The original 12 gauge version was a 2 x 2 inch sewn cloth square bag filled with 40 grams of #9 lead shot. It was fired from a pump action shotgun or 12 gauge "billy club", and had a muzzle velocity of approximately 400 feet per second. The round was thought to be "non-lethal", was generally well received in the post civil rights era, and was on the road to wide spread acceptance when a 14-year-old New Mexico boy was killed with a shot to the chest in 1971. This singular fatal outcome with a so-called "non-lethal" round had collective accountability. Police agencies pulled the "bean bags" from the shelves, and it took almost 18 years for our operational needs and fading institutional memory to allow a general re-deployment of extended range impact capability.
The 12-gauge "bean bag" continues to be the most commonly used impact projectile in American policing, and for good reason.

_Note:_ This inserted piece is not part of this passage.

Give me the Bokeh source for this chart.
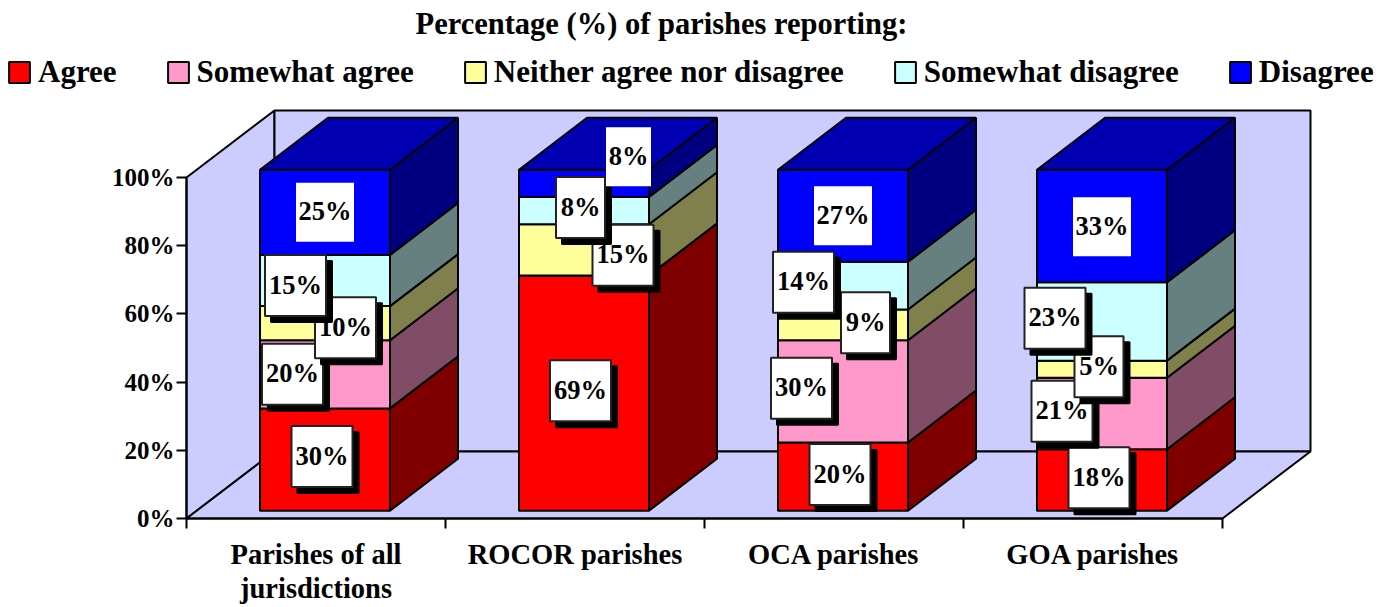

All that said, is the 12 gauge "bean bag" the finest impact projectile system your agency can procure? Absolutely not. The large caliber (37-40mm) rifled launchers bring additional horsepower to the playing field (160 foot pounds of energy as compared to the 120), along with precision accuracy and triple the effective range. Unfortunately, they are also very expensive to purchase, train with, and operate. As such, most agencies reach a logical compromise between ready access and top performance. They put as many 12 gauge "bean bag" systems on the street as they possibly can, in order to ensure that field officers have an extended range impact option physically on the scene in almost every situation. They then procure a limited number of large caliber rifled systems, in hopes of having reasonable access to them in cases where extended range or special circumstances exist.
Extended range impact projectile systems provide a safe distance minimal force option, in cases where intervention is necessary but the suspect cannot be safely approached. The 12 gauge "bean bag" is one such system that has been proven safe and effective in numerous officer/suspect encounters, and should be seriously considered when evaluating the potential strengths and weaknesses of any impact projectile program.